Let L = {A, B, C, D} be a set of lotteries. You are indifferent between receiving A for sure and a lottery that gives you B with probability 0.9 and C with probability 0.1. You are also indifferent between receiving A for sure and a lottery that gives you B with probability 0.6 and D with probability 0.4. You preferences satisfy the vonn Neumann-Morgenstern axioms.
(i) What do you prefer most, C or D?
(ii) Calculate the (relative) difference in utility between B and C, and between B and D.
(iii) If we stipulate that your utility of B is 1 and your utility of C is 0, what are your utilities of A and D?

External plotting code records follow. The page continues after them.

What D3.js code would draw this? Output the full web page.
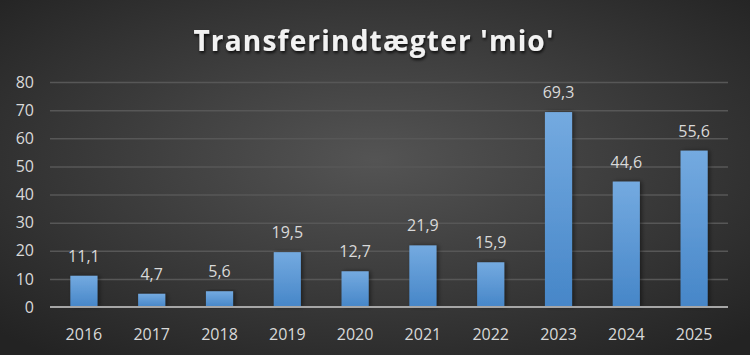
<!DOCTYPE html>
<html><head><meta charset="utf-8">
<script src="https://cdn.jsdelivr.net/npm/d3@7"></script>
<style>html,body{margin:0;padding:0;background:#333;}svg{display:block;}</style>
</head><body>
<svg id="chart" width="750" height="355"></svg>
<script>
const title = "Transferindtægter 'mio'";
const years = ["2016","2017","2018","2019","2020","2021","2022","2023","2024","2025"];
const values = [11.1, 4.7, 5.6, 19.5, 12.7, 21.9, 15.9, 69.3, 44.6, 55.6];
const yTicks = [0,10,20,30,40,50,60,70,80];

const W = 750, H = 355;
const margin = {left: 50, right: 22, top: 82, bottom: 48};
const svg = d3.select("#chart");
const defs = svg.append("defs");

const bg = defs.append("radialGradient").attr("id","bg").attr("cx","50%").attr("cy","45%").attr("r","70%");
bg.append("stop").attr("offset","0%").attr("stop-color","#545454");
bg.append("stop").attr("offset","100%").attr("stop-color","#232323");

const bar = defs.append("linearGradient").attr("id","bar").attr("x1",0).attr("y1",0).attr("x2",0).attr("y2",1);
bar.append("stop").attr("offset","0%").attr("stop-color","#74aae0");
bar.append("stop").attr("offset","100%").attr("stop-color","#4686c8");

const sh = defs.append("filter").attr("id","tshadow").attr("x","-10%").attr("y","-30%").attr("width","120%").attr("height","160%");
sh.append("feDropShadow").attr("dx",1).attr("dy",2).attr("stdDeviation",1.5).attr("flood-color","#000").attr("flood-opacity",0.8);
const bsh = defs.append("filter").attr("id","bshadow").attr("x","-20%").attr("y","-10%").attr("width","160%").attr("height","120%");
bsh.append("feDropShadow").attr("dx",2).attr("dy",0).attr("stdDeviation",2).attr("flood-color","#000").attr("flood-opacity",0.45);

svg.append("rect").attr("width",W).attr("height",H).attr("fill","url(#bg)");

const x = d3.scaleBand().domain(years).range([margin.left, W - margin.right]).paddingInner(0.6).paddingOuter(0.3);
const y = d3.scaleLinear().domain([0,80]).range([H - margin.bottom, margin.top]);

const fmt = d3.formatLocale({decimal: ",", thousands: ".", grouping:[3], currency:["","kr"]}).format(".1f");

// grid
const grid = svg.append("g")
  .attr("transform", `translate(${margin.left},0)`)
  .call(d3.axisLeft(y).tickValues(yTicks.filter(t=>t>0)).tickSize(-(W - margin.left - margin.right)).tickFormat(""));
grid.select(".domain").remove();
grid.selectAll(".tick line").attr("stroke","#575757").attr("stroke-width",1.5);

// y labels
const yAxis = svg.append("g")
  .attr("transform", `translate(${margin.left},0)`)
  .call(d3.axisLeft(y).tickValues(yTicks).tickSize(0).tickPadding(16));
yAxis.select(".domain").remove();
yAxis.selectAll("text").attr("fill","#d9d9d9").attr("font-size",16).attr("font-family","'Open Sans', 'Liberation Sans', sans-serif");

// bars
svg.append("g").selectAll("rect").data(values).join("rect")
  .attr("x",(d,i)=>x(years[i]))
  .attr("y",d=>y(d))
  .attr("width",x.bandwidth())
  .attr("height",d=>y(0)-y(d))
  .attr("fill","url(#bar)")
  .attr("filter","url(#bshadow)");

// baseline
svg.append("line").attr("x1",margin.left).attr("x2",W-margin.right)
  .attr("y1",y(0)).attr("y2",y(0)).attr("stroke","#a6a6a6").attr("stroke-width",2);

// x labels
const xAxis = svg.append("g")
  .attr("transform", `translate(0,${y(0)})`)
  .call(d3.axisBottom(x).tickSize(0).tickPadding(22));
xAxis.select(".domain").remove();
xAxis.selectAll("text").attr("fill","#d9d9d9").attr("font-size",16).attr("font-family","'Open Sans', 'Liberation Sans', sans-serif");

// value labels
svg.append("g").selectAll("text").data(values).join("text")
  .attr("x",(d,i)=>x(years[i]) + x.bandwidth()/2)
  .attr("y",d=>y(d) - 14)
  .attr("text-anchor","middle")
  .attr("fill","#d9d9d9").attr("font-size",16)
  .attr("font-family","'Open Sans', 'Liberation Sans', sans-serif")
  .text(d=>fmt(d));

// title
svg.append("text").attr("x",374).attr("y",51).attr("text-anchor","middle")
  .attr("fill","#f2f2f2").attr("font-size",28).attr("font-weight","bold")
  .attr("font-family","'Open Sans', 'Liberation Sans', sans-serif")
  .attr("letter-spacing",1.2)
  .attr("filter","url(#tshadow)")
  .text(title);
</script>
</body></html>
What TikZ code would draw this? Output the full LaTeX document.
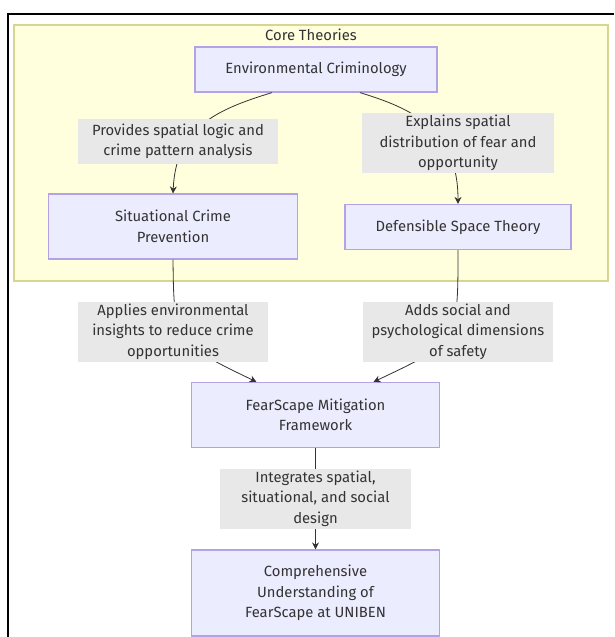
\documentclass[tikz,border=0pt]{standalone}
\usepackage{fontspec}
\setmainfont{Fira Sans}
\usepackage{tikz}
\usetikzlibrary{arrows.meta, calc}
\definecolor{boxfill}{HTML}{ECECFF}
\definecolor{boxline}{HTML}{B4A2E6}
\definecolor{clusfill}{HTML}{FFFFDE}
\definecolor{clusline}{HTML}{D6D690}
\definecolor{lblfill}{HTML}{E8E8E8}
\definecolor{ink}{HTML}{333333}
\tikzset{font=\fontsize{14.8}{20.5}\selectfont, text=ink}
\tikzset{theory/.style={shape=rectangle, draw=boxline, fill=boxfill, line width=1.2pt,
    align=center, inner sep=0pt}}
\tikzset{lbl/.style={shape=rectangle, fill=lblfill, align=center, inner sep=0pt}}
\tikzset{flow/.style={draw=ink, line width=0.8pt, -{Stealth[length=7pt,width=7pt]}}}

\begin{document}
\begin{tikzpicture}[x=1pt, y=-1pt]
  \useasboundingbox (0,0) rectangle (614,637);
  \fill[white] (0,0) rectangle (614,637);
  \draw[black, line width=1.6pt] (8,637) -- (8,14) -- (614,14);
  %%%%% cluster
  \path[fill=clusfill, draw=clusline, line width=1.5pt] (14,25) rectangle (608,281);
  \node (core) at (311,35) {Core Theories};
  %%%%% boxes
  \node[theory, minimum width=242pt, minimum height=45pt] (ec) at (316,69.5)
    {Environmental Criminology};
  \node[theory, minimum width=249pt, minimum height=65pt] (scp) at (173,226.5)
    {Situational Crime\\Prevention};
  \node[theory, minimum width=226pt, minimum height=45pt] (dst) at (458,227)
    {Defensible Space Theory};
  \node[theory, minimum width=248pt, minimum height=65pt] (fm) at (315.5,415)
    {FearScape Mitigation\\Framework};
  \node[theory, minimum width=248pt, minimum height=86pt] (cu) at (315.5,593)
    {Comprehensive\\Understanding of\\FearScape at UNIBEN};
  %%%%% connectors
  \draw[flow] ([xshift=-44pt]ec.south) .. controls (215,110) and (176,128) .. (scp.north);
  \draw[flow] ([xshift=44pt]ec.south) .. controls (410,108) and (458,128) .. (dst.north);
  \draw[flow] (scp.south) .. controls (174,342) .. ([xshift=-59pt]fm.north);
  \draw[flow] (dst.south) .. controls (458,342) .. ([xshift=58pt]fm.north);
  \draw[flow] (fm.south) -- (cu.north);
  %%%%% edge labels
  \node[lbl, minimum width=200pt, minimum height=45pt] (l1) at (178,141.5)
    {Provides spatial logic and\\crime pattern analysis};
  \node[lbl, minimum width=192pt, minimum height=60pt] (l2) at (458,143)
    {Explains spatial\\distribution of fear and\\opportunity};
  \node[lbl, minimum width=190pt, minimum height=60pt] (l3) at (173,331.5)
    {Applies environmental\\insights to reduce crime\\opportunities};
  \node[lbl, minimum width=190pt, minimum height=60pt] (l4) at (458,331.5)
    {Adds social and\\psychological dimensions\\of safety};
  \node[lbl, minimum width=191pt, minimum height=60pt] (l5) at (315.5,498.5)
    {Integrates spatial,\\situational, and social\\design};
\end{tikzpicture}
\end{document}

I did the problem like this:
For (i), it was obvious that D is preferred to D, because in the lottery with D I was willing to accept a lower chance of receiving B than I was in the lottery with C.
u(A) = 0.9u(B) + 0.1u(C)
u(A) = 0.6u(B) + 0.4u(D)
Therefore,
0.9u(B) + 0.1u(C) = 0.6u(B) + 0.4u(D)
Subtract both sides by 0.6u(B) and get
0.3u(B) + 0.1u(C) = 0.4u(D)
Let u(B) = 1, and u(C) = 0. Therefore, by the above equation:
0.3 = 0.4u(D)
Divide both sides by 0.4 and get
0.75 = u(D)
Now for the answer to (ii), if u(B) = 1, u(C) = 0, and u(D) = 0.75, then
u(B) - u(c) = 1
and
u(B) - u(d) = 0.25
Therefore, the difference between B and C is 4 times the difference between B and D.
Finally, for (iii),
Since u(A) = 0.9u(B) + 0.1u(C)
u(A) = 0.9
We can confirm this by looking at the other equation too:
u(A) = 0.6u(B) + 0.4u(D) = 0.6 + 0.4*0.75 = 0.6 + 0.3 = 0.9
So, u(A) = 0.9, and u(D) = 0.75.
I looked at the answer in the book, and this is exactly what the author put. But then I looked at the errata list for the book on his website (http://www.martinpeterson.org/errata.pdf)
and it says the following:
p. 115,... in the solution to 5.7 all that can be concluded is that 0.9B + 0.1C = 0.6B + 0.4D.
Did I make the same mistake as the author? If so, what is the mistake?